In 2011, in recognition of the rapidly changing environment in which documentary artists conduct their work, we suspended the Lange-Taylor Prize competition in order to evaluate the best avenues for supporting documentary projects in the future.
This year, CDS is proud to re-launch the Lange-Taylor Prize, which supports documentary artists—working alone or in teams—who are involved in extended, ongoing fieldwork projects that rely on and exploit, in intriguing and effective ways, the interplay of words and images in the creation and presentation of their work.
The updated guidelines expand on the idea of “writing” by allowing words to be represented by audio or in graphic novel format. As in the past, edited oral histories, creative narratives, and poetry (that is both personal and social) are also encouraged.
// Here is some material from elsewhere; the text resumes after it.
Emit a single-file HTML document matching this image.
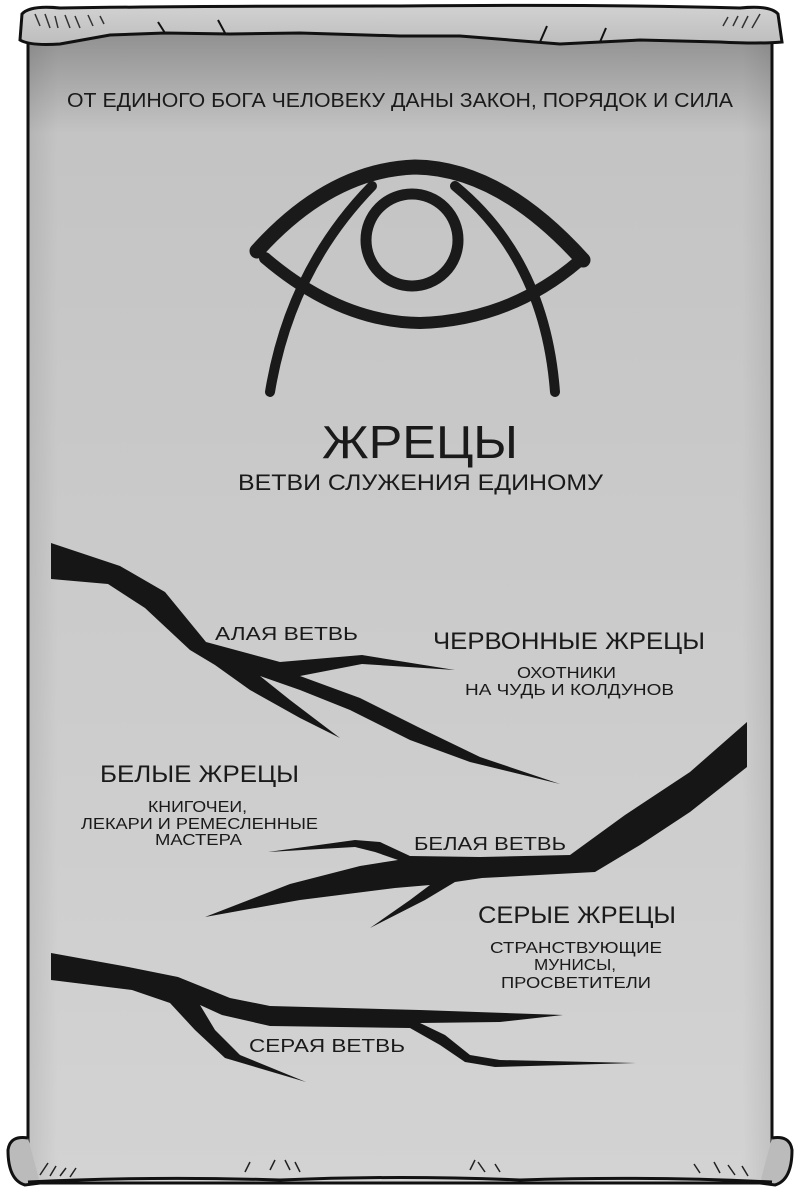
<!DOCTYPE html>
<html><head><meta charset="utf-8"><style>
html,body{margin:0;padding:0;background:#fff;}
svg{display:block;}
text{font-family:"Liberation Sans",sans-serif;fill:#1a1a1a;}
</style></head><body>
<svg width="800" height="1193" viewBox="0 0 800 1193" xmlns="http://www.w3.org/2000/svg">
<defs>
<linearGradient id="bg" x1="0" y1="0" x2="0" y2="1">
<stop offset="0" stop-color="#8f8f8f"/>
<stop offset="0.09" stop-color="#c4c4c4"/>
<stop offset="0.5" stop-color="#cbcbcb"/>
<stop offset="1" stop-color="#d3d3d3"/>
</linearGradient>
<linearGradient id="side" x1="0" y1="0" x2="1" y2="0">
<stop offset="0" stop-color="#000" stop-opacity="0.08"/>
<stop offset="0.04" stop-color="#000" stop-opacity="0"/>
<stop offset="0.96" stop-color="#000" stop-opacity="0"/>
<stop offset="1" stop-color="#000" stop-opacity="0.08"/>
</linearGradient>
<linearGradient id="roll" x1="0" y1="0" x2="0" y2="1">
<stop offset="0" stop-color="#d2d2d2"/>
<stop offset="1" stop-color="#bdbdbd"/>
</linearGradient>
</defs>
<path d="M28,30 L772,30 L772,1183 L28,1183 Z" fill="url(#bg)" stroke="#111" stroke-width="3"/>
<rect x="28" y="30" width="744" height="1153" fill="url(#side)"/>
<path d="M22,14 Q30,5 60,8 Q200,6 400,6 Q600,4 740,8 Q770,5 778,14 L782,42 Q760,44 720,42 L640,40 L560,44 L460,36 L400,36 L300,33 L230,34 L165,33 L110,35 L60,44 Q30,46 20,40 Z" fill="url(#roll)" stroke="#111" stroke-width="3"/>
<path d="M165,33 L158,22 M225,33 L218,20 M540,42 L547,26 M600,42 L606,28" stroke="#111" stroke-width="2" fill="none"/>
<path d="M35,14 L40,26 M45,14 L50,28 M55,16 L58,28 M65,15 L70,28 M75,16 L80,28 M88,15 L93,26 M100,16 L104,24 M760,14 L752,28 M748,16 L742,28 M738,16 L733,26 M728,17 L723,26" stroke="#333" stroke-width="1.5"/>
<path d="M28,1138 Q10,1135 8,1150 Q8,1180 25,1185 L40,1183" fill="#bbb" stroke="#111" stroke-width="3"/>
<path d="M772,1138 Q790,1135 792,1150 Q792,1180 775,1185 L760,1183" fill="#bbb" stroke="#111" stroke-width="3"/>
<path d="M28,1182 Q150,1176 280,1180 Q400,1175 520,1180 Q650,1176 772,1182" fill="none" stroke="#111" stroke-width="3"/>
<path d="M40,1175 L48,1163 M50,1176 L56,1166 M60,1176 L66,1168 M70,1177 L76,1168 M245,1172 L250,1162 M270,1170 L275,1160 M290,1170 L285,1160 M300,1172 L295,1162 M470,1170 L475,1160 M485,1172 L478,1162 M500,1172 L495,1164 M700,1173 L694,1164 M720,1173 L714,1162 M735,1175 L728,1165 M748,1176 L742,1166" stroke="#222" stroke-width="1.5"/>

<text x="67" y="107" font-size="20" textLength="666" lengthAdjust="spacingAndGlyphs">ОТ ЕДИНОГО БОГА ЧЕЛОВЕКУ ДАНЫ ЗАКОН, ПОРЯДОК И СИЛА</text>

<g fill="none" stroke="#1a1a1a" stroke-linecap="round">
<path d="M257,251 Q330,170 415,167 Q500,168 583,260" stroke-width="15"/>
<path d="M265,258 Q340,322 420,323 Q510,320 578,262" stroke-width="12"/>
<circle cx="412" cy="240" r="46" stroke-width="11"/>
<path d="M372,186 Q290,270 270,392" stroke-width="10"/>
<path d="M455,186 Q545,260 555,392" stroke-width="10"/>
</g>

<text x="322" y="458" font-size="46" textLength="196" lengthAdjust="spacingAndGlyphs">ЖРЕЦЫ</text>
<text x="238" y="490" font-size="22" textLength="365" lengthAdjust="spacingAndGlyphs">ВЕТВИ СЛУЖЕНИЯ ЕДИНОМУ</text>

<g fill="#161616">
<polygon points="51,543 120,566 165,592 206,642 280,662 362,655 455,670 362,664 300,676 360,698 420,728 480,757 560,784 470,762 410,740 350,710 300,690 260,676 290,700 340,738 300,718 250,690 215,665 190,650 145,608 108,584 51,579"/>
<polygon points="747,722 747,767 690,812 640,845 595,872 482,878 455,882 425,900 370,928 410,900 430,885 395,888 300,900 205,917 290,884 360,866 398,860 375,852 355,847 268,852 355,840 380,842 410,856 480,857 570,855 625,815 690,772"/>
<polygon points="51,953 123,966 178,977 230,998 270,1006 420,1010 563,1015 500,1022 420,1023 445,1035 470,1055 500,1060 637,1063 495,1067 465,1062 440,1045 410,1028 270,1026 222,1015 200,1005 215,1030 240,1055 306,1082 225,1058 195,1030 170,1003 132,990 51,980"/>
</g>

<text x="215" y="640" font-size="18" textLength="143" lengthAdjust="spacingAndGlyphs">АЛАЯ ВЕТВЬ</text>
<text x="433" y="649" font-size="24" textLength="272" lengthAdjust="spacingAndGlyphs">ЧЕРВОННЫЕ ЖРЕЦЫ</text>
<text x="517" y="678" font-size="16" textLength="99" lengthAdjust="spacingAndGlyphs">ОХОТНИКИ</text>
<text x="465" y="695" font-size="16" textLength="209" lengthAdjust="spacingAndGlyphs">НА ЧУДЬ И КОЛДУНОВ</text>

<text x="100" y="782" font-size="24" textLength="199" lengthAdjust="spacingAndGlyphs">БЕЛЫЕ ЖРЕЦЫ</text>
<text x="148" y="812" font-size="16" textLength="99" lengthAdjust="spacingAndGlyphs">КНИГОЧЕИ,</text>
<text x="81" y="829" font-size="16" textLength="237" lengthAdjust="spacingAndGlyphs">ЛЕКАРИ И РЕМЕСЛЕННЫЕ</text>
<text x="155" y="845" font-size="16" textLength="87" lengthAdjust="spacingAndGlyphs">МАСТЕРА</text>
<text x="414" y="850" font-size="18" textLength="152" lengthAdjust="spacingAndGlyphs">БЕЛАЯ ВЕТВЬ</text>

<text x="478" y="923" font-size="24" textLength="198" lengthAdjust="spacingAndGlyphs">СЕРЫЕ ЖРЕЦЫ</text>
<text x="490" y="953" font-size="16" textLength="172" lengthAdjust="spacingAndGlyphs">СТРАНСТВУЮЩИЕ</text>
<text x="534" y="970" font-size="16" textLength="82" lengthAdjust="spacingAndGlyphs">МУНИСЫ,</text>
<text x="501" y="988" font-size="16" textLength="150" lengthAdjust="spacingAndGlyphs">ПРОСВЕТИТЕЛИ</text>
<text x="249" y="1052" font-size="18" textLength="156" lengthAdjust="spacingAndGlyphs">СЕРАЯ ВЕТВЬ</text>
</svg>
</body></html>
The new guidelines require that artists have already started their fieldwork. However, please note, the guidelines no longer stipulate that a writer and a photographer, i.e., two people or more, collaborate on a project. Single artists and collaborative teams working with text/audio/photographs/video/graphic novel format may apply.
These changes to the award are inspired in part by the Center for Documentary Studies’ commitment to the new Master of Fine Arts in Experimental and Documentary Arts at Duke University, which brings together two forms of artistic activity—the documentary approach and experimental production in analog, digital, and computational media. The philosophy of the program is guided by a belief in the intersection of personal artistic work with interpretive knowledge and of the relevance of the individual documentary/experimental artist within the cultural history and life of communities. A key component to the program is the notion of creative engagement through the arts and the role of the artist in society.
The winner will be publicly announced in August 2013; the winner’s solo exhibition will be on view at CDS in fall 2014. The American Society of Media Photographers is sustaining sponsor of the Dorothea Lange–Paul Taylor Prize.
The Center for Documentary Studies will continue to make awards for documentary still photography and narrative nonfiction through the CDS Documentary Essay Prize.